«Ich war in einem fremden Land gefangen»

Tadschikistan: Ein Land mit hohen Bergen und wenig Geld. Das ärmste Land in Zentralasien. Wegen der schlechten wirtschaftlichen Lage machen sich Frauen wie Männer auf die Suche nach Arbeit in anderen Ländern. Manchmal haben sie dabei Glück und können sich einen gewissen Wohlstand erarbeiten. Aber manchmal führt ihr Weg direkt zu Missbrauch, Prostitution oder Versklavung, so wie bei Nodira.

Nodira* wuchs im Süden Tadschikistans auf. 2016 bewarb sie sich um einen Job in einem arabischsprachigen Land, bei einer Firma, die ihr eine Arbeitsstelle mit kostenloser Unterkunft und Verpflegung versprach. Mit dieser Stelle wollte sie ihrer Familie Geld nach Hause schicken. Nodira und ihr Mann hielten dies für eine gute Gelegenheit. Obwohl Nodira erst kürzlich eine Tochter geboren hatte, liess sie ihr Baby bei ihrer Schwester zurück und machte sich auf den Weg.

Bereits am Tag ihrer Ankunft hatte Nodira ein ungutes Gefühl. Ihr wurde gesagt, dass sie als Hausmädchen arbeiten sollte und sich unter anderem um eine ältere Frau kümmern müsste. Statt des Geldes und der Versprechungen erhielt Nodira von ihrem neuen Arbeitgeber nur verbale und körperliche Misshandlungen. Man nahm ihr das Natel und den Pass weg und machte sie buchstäblich zu einer Sklavin. Die alte Frau und ihre Tochter beschimpften und demütigten sie ständig. Das ging fast drei Jahre lang so. Nodira hatte immerzu Angst wegen der ständigen Drohungen – und sie befürchtete, umgebracht zu werden, wenn sie sich wehren sollte.
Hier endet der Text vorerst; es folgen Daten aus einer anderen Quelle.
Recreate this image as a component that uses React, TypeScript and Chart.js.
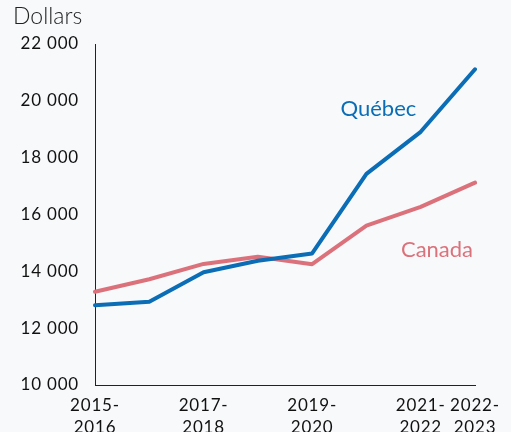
import React, { useEffect, useRef } from "react";
import { Chart, registerables } from "chart.js";

Chart.register(...registerables);

const categories = [
  "2015-2016", "2016-2017", "2017-2018", "2018-2019",
  "2019-2020", "2020-2021", "2021-2022", "2022-2023",
];
const shownTickIndexes = [0, 2, 4, 6, 7];
const quebec = [12810, 12930, 13970, 14370, 14630, 17430, 18910, 21110];
const canada = [13280, 13720, 14260, 14510, 14250, 15610, 16270, 17120];
const yTicks = { min: 10000, max: 22000, step: 2000 };
const unitLabel = "Dollars";
const seriesLabels = { quebec: "Québec", canada: "Canada" };

const BLUE = "#0a6db5";
const PINK = "#db727b";
const BG = "#f8f9fb";
const FONT = "Lato";

const fmt = (v: number) => {
  const s = Math.round(v).toString();
  return s.replace(/\B(?=(\d{3})+(?!\d))/g, " ");
};

export default function App() {
  const ref = useRef<HTMLCanvasElement | null>(null);

  useEffect(() => {
    if (!ref.current) return;
    document.body.style.margin = "0";
    document.body.style.background = BG;

    const decor = {
      id: "decor",
      beforeDraw(chart: any) {
        const { ctx, width, height } = chart;
        ctx.fillStyle = BG;
        ctx.fillRect(0, 0, width, height);
        (ctx as any).letterSpacing = "0.8px";
      },
      afterDatasetsDraw(chart: any) {
        const { ctx, scales } = chart;
        const x = scales.x;
        const y = scales.y;
        ctx.save();
        (ctx as any).letterSpacing = "0px";
        ctx.textBaseline = "middle";
        ctx.textAlign = "center";
        ctx.font = `400 22px ${FONT}`;
        ctx.fillStyle = BLUE;
        ctx.fillText(seriesLabels.quebec, x.getPixelForValue(5.22), y.getPixelForValue(19700));
        ctx.fillStyle = PINK;
        ctx.fillText(seriesLabels.canada, x.getPixelForValue(6.3), y.getPixelForValue(14750));
        ctx.font = `300 23px ${FONT}`;
        ctx.fillStyle = "#222";
        ctx.textAlign = "left";
        ctx.fillText(unitLabel, 13, y.top - 27);
        ctx.restore();
      },
    };

    const chart = new Chart(ref.current, {
      type: "line",
      data: {
        labels: categories,
        datasets: [
          {
            label: seriesLabels.quebec,
            data: quebec,
            borderColor: BLUE,
            backgroundColor: BLUE,
            borderWidth: 4,
            pointRadius: 0,
            tension: 0,
            borderCapStyle: "round",
            borderJoinStyle: "round",
          },
          {
            label: seriesLabels.canada,
            data: canada,
            borderColor: PINK,
            backgroundColor: PINK,
            borderWidth: 4,
            pointRadius: 0,
            tension: 0,
            borderCapStyle: "round",
            borderJoinStyle: "round",
          },
        ],
      },
      options: {
        responsive: false,
        animation: false,
        layout: { padding: { top: 44, right: 36, left: 0, bottom: 0 } },
        plugins: {
          legend: { display: false },
          tooltip: { enabled: false },
          title: { display: false },
        },
        scales: {
          x: {
            type: "category",
            offset: false,
            grid: { display: false, drawTicks: false },
            border: { display: true, color: "#222", width: 1 },
            afterFit(scale: any) {
              scale.height = 47;
            },
            ticks: {
              autoSkip: false,
              maxRotation: 0,
              minRotation: 0,
              padding: 9,
              color: "#111",
              font: { family: FONT, size: 17, lineHeight: 1.3 },
              callback(_v: any, i: number) {
                if (!shownTickIndexes.includes(i)) return "";
                const parts = categories[i].split("-");
                return [parts[0] + "-", parts[1]];
              },
            },
          },
          y: {
            min: yTicks.min,
            max: yTicks.max,
            grid: { display: false, drawTicks: false },
            border: { display: true, color: "#222", width: 1 },
            afterFit(scale: any) {
              scale.width = 95;
            },
            ticks: {
              stepSize: yTicks.step,
              padding: 16,
              color: "#111",
              font: { family: FONT, size: 17 },
              callback: (v: any) => fmt(Number(v)),
            },
          },
        },
      },
      plugins: [decor],
    });
    return () => chart.destroy();
  }, []);

  return (
    <div style={{ position: "absolute", left: 0, top: 0, width: 511, height: 432, overflow: "hidden" }}>
      <canvas ref={ref} width={511} height={432} style={{ display: "block" }} />
    </div>
  );
}
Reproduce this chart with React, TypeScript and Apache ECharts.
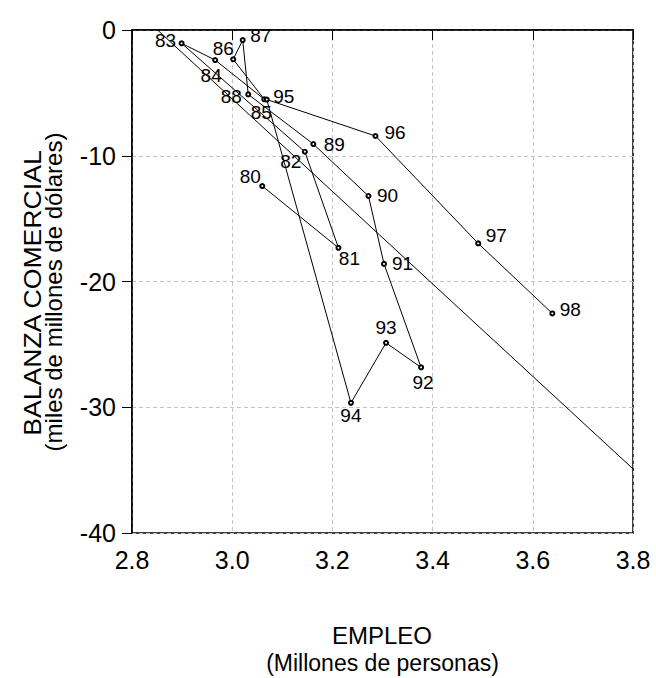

Eines Tages wurde Nodira eine lange Treppe hinuntergestossen. Sie wurde bewusstlos, und als sie wieder zu sich kam, befand sie sich mit etlichen Prellungen, einer schweren Gehirnerschütterung und einem komplizierten Armbruch im Spital. Zwei Wochen musste sie im Spital bleiben. Während dieser Zeit traf sie eine Krankenschwester aus Tadschikistan. Nodira schilderte ihr ihre Lage und die junge Frau half ihr, Kontakt mit dem tadschikischen Konsulat aufzunehmen. Endlich wurde ihr geholfen, nach Tadschikistan zurückzukehren.

Der Heimflug war schnell organisiert, aber die Reise zur Heilung war lang und mühsam für Nodira. Kurz nach ihrer Ankunft zu Hause bat sie unsere lokalen Partner um Hilfe. Sie brauchte medizinische und psychologische Unterstützung. Nicht nur von ihren körperlichen Verletzungen musste sie sich erholen, sondern auch vom seelischen Trauma, das sie in den fast drei Jahren ihrer Sklaverei erlitten hatte. Es war ein langer Weg, aber dank professioneller Begleitung, Gebet und praktischer Hilfe geht es ihr heute besser.

*Symbolbild, Name von der Redaktion geändert.